It will come as no shock to anyone, I’m sure, but I’m having trouble sleeping. I feel tired when I’m reading but the moment the light turns out, my brain is up and running at a million miles an hour. I was able to fall asleep after an hour or so and slept for a few, but then I woke up at 3 and that was 2 hours ago (it just turned 5:00) and I got up about half an hour ago because I was just getting annoyed.
I’m thinking about my blood test later on, what if it’s negative, what if the numbers are low, what if it’s not good news.
I’m trying not to think about how long this will actually last, trying not to think too far into the future. I’m half convinced (or maybe more than half) that this is going to end badly and I’m just hoping to maybe experience just a little bit more of pregnancy before it goes away because half the time I’m convinced I’ll never get to know what the whole thing is like.

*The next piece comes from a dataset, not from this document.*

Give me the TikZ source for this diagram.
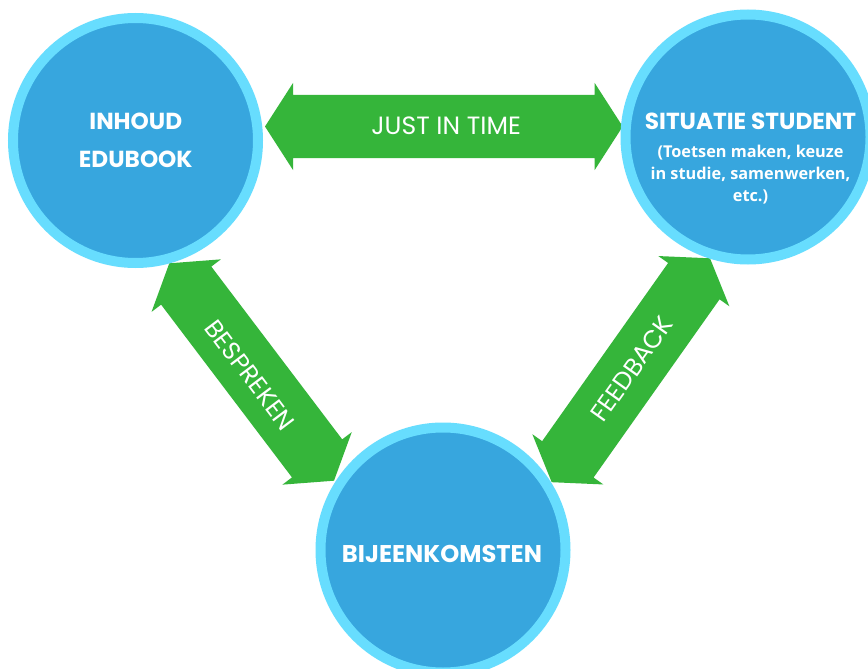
\documentclass[tikz,border=0pt]{standalone}
\usepackage{fontspec}
\setmainfont{Poppins}
\newfontfamily\subfont{Open Sans}
\usetikzlibrary{calc}
\definecolor{circblue}{HTML}{37A6DE}
\definecolor{ringblue}{HTML}{67DDFE}
\definecolor{arrowgreen}{HTML}{35B53A}
\tikzset{
  bubble/.style={circle, fill=circblue, draw=ringblue, line width=10pt, minimum size=245pt, inner sep=0pt},
  headtext/.style={text=white, font=\bfseries\fontsize{23.2}{38.5}\selectfont, align=center, anchor=base, inner sep=0pt},
  subtext/.style={text=white, font=\subfont\bfseries\fontsize{16.3}{22}\selectfont, align=center, anchor=base, inner sep=0pt},
  arrowtext/.style={text=white, font=\fontsize{25}{28}\selectfont, inner sep=0pt}
}
\newcommand\bigarrow[2]{%
  \coordinate (h1) at ($(#1)!28pt!(#2)$);
  \coordinate (h2) at ($(#2)!28pt!(#1)$);
  \fill[arrowgreen] (#1)
    -- ($(h1)!43.5pt!90:(#2)$) -- ($(h1)!31.5pt!90:(#2)$)
    -- ($(h2)!31.5pt!-90:(#1)$) -- ($(h2)!43.5pt!-90:(#1)$)
    -- (#2)
    -- ($(h2)!43.5pt!90:(#1)$) -- ($(h2)!31.5pt!90:(#1)$)
    -- ($(h1)!31.5pt!-90:(#2)$) -- ($(h1)!43.5pt!-90:(#2)$)
    -- cycle;}
\begin{document}
\begin{tikzpicture}[x=1pt, y=-1pt]
\useasboundingbox (0,0) rectangle (868,669);
\fill[white] (0,0) rectangle (868,669);
\clip (0,0) rectangle (868,669);
% arrow end points
\coordinate (jL) at (265,126.5);
\coordinate (jR) at (622.7,126.5);
\coordinate (bT) at (169.3,263.3);
\coordinate (bB) at (334,480.7);
\coordinate (fT) at (710,258.3);
\coordinate (fB) at (551.7,482.2);
\bigarrow{jL}{jR}
\bigarrow{bT}{bB}
\bigarrow{fT}{fB}
% circles
\node[bubble] (inhoud) at (135.5,140.5) {};
\node[bubble] (situatie) at (748,137) {};
\node[bubble] (bijeen) at (443,550) {};
% texts (base anchor = baseline of last line)
\node[headtext] (t1) at (135.8,167.7) {INHOUD\\EDUBOOK};
\node[headtext] (t2) at (750.5,129.3) {SITUATIE STUDENT};
\node[subtext] (t3) at (750.5,201.7) {(Toetsen maken, keuze\\in studie, samenwerken,\\etc.)};
\node[headtext, font=\bfseries\fontsize{24.2}{28}\selectfont] (t4) at (442,562.7) {BIJEENKOMSTEN};
\node[arrowtext, anchor=base] (l1) at (446.2,134) {JUST IN TIME};
\node[arrowtext, rotate=-53] (l2) at (250,375) {BESPREKEN};
\node[arrowtext, rotate=54.5] (l3) at (632,369) {FEEDBACK};
\end{tikzpicture}
\end{document}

And while my brain is going crazy, I still feel a bit numb. I don’t feel actively scared yet, just more the general level of worry I have about it. I don’t feel that actively excited either. I guess I’m glad to have another kick at the can, so at least it’s not another nothing why is it always nothing if there’s nothing wrong. But I am afraid I’ll make it farther than the other times (would be hard not to, I guess) and start to think that maybe this will actually work out, and then in a few weeks or months (it’s actually really hard to think about that far ahead, even when talking about weeks) it’ll end then.
Trying not even to think about next week’s Christmas party with my clients. The girl I’m covering for is coming by for it, and she’s having fertility issues as well and goes to the same clinic as I do, though she hadn’t really started treatment before her husband hurt himself and she went on leave. Trying not to think about “hey, I’ll be pregnant for the party!” “hey, I’ll be pregnant for Christmas!” etc. That’s just too much assumption right now.
I did manage to run into my husband online (he was having trouble sleeping too — I think he’s all messed up with the time change over there) and I had to tell him. I was thinking I would wait until he gets back on Saturday, but since we were talking I had to tell him. I said that my news wasn’t going to help with his sleeping. I said that I was hoping to tell him in person, but couldn’t keep it to myself and he said he was glad to know, but agreed that it was not helping the sleep issues.
I’m trying to take heart in the fact that it’s only 10dpo (or so) and the line is pretty definite. It’s almost or maybe the same strength as the first one I got, and that was at 19 dpo. And it’s much much darker than the last time, which was at 16dpo, if I recall correctly.
I’m going to head to bed where it’s warmer than here on the couch and read some and see if I can doze off a bit. I have to get up in just over an hour.